Full coverage box truck insurance in Florida commonly runs $8,000–$14,000 per year when “full coverage” means liability + physical damage (comprehensive and collision), and it can be higher when cargo limits and endorsements are added for brokered work. The main pricing inputs are truck value (ACV), physical damage deductibles (for example $1,000 vs $2,500), garage ZIP, radius, and your liability/cargo limits. If your truck is financed or leased, most lenders require comp/collision regardless of cost.

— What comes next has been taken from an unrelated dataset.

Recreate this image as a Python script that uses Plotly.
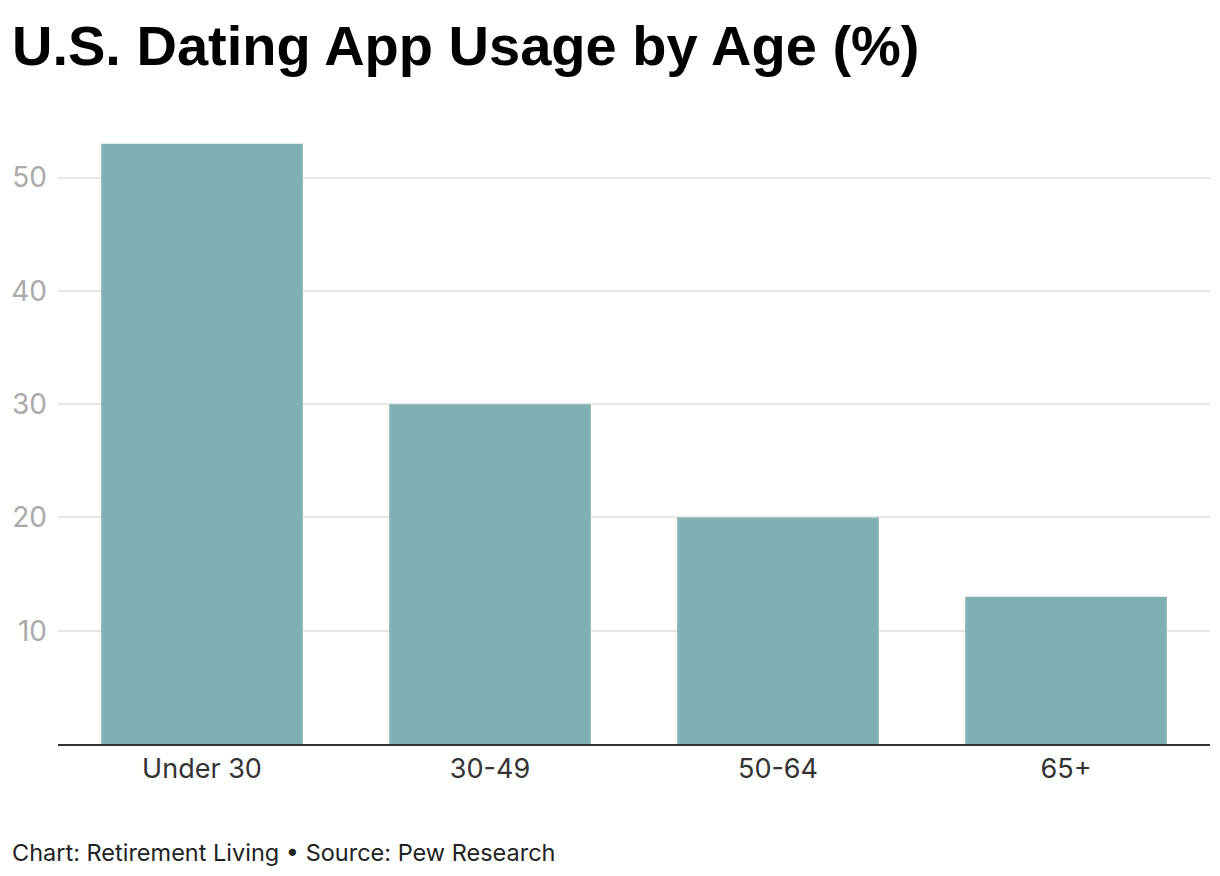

You can get the cheapest box truck insurance in Florida without gutting coverage by getting apples-to-apples quotes (same limits, deductibles, radius, driver list, and commodity list) and then comparing multiple carrier options. After that, use levers underwriters actually price: tighter radius, documented driving experience, continuous coverage (no lapses), fewer claims/violations, and strategic deductibles backed by a real repair reserve. For Florida-specific quote-shopping tactics, use cheapest commercial truck insurance in Florida.
Conclusion: Price box truck insurance Florida like a business expense
A realistic 2026 budget for box truck insurance Florida is $4,000–$10,000 per year for liability-only and $8,000–$14,000 per year for full coverage, with garage ZIP and new-venture status doing most of the damage (or savings).
Match your policy to your real operation—radius, commodities, truck value, and contract requirements—so the coverage holds up when a claim hits.
Key Takeaways:
- Budget in ranges: $4K–$10K liability-only and $8K–$14K full coverage is a practical Florida starting point.
- Let contracts set the target: Your COI requirements often matter more than “legal minimums.”
- Submit cleaner info: A tight radius, accurate ACV, and documented experience reduce re-quotes and surprises.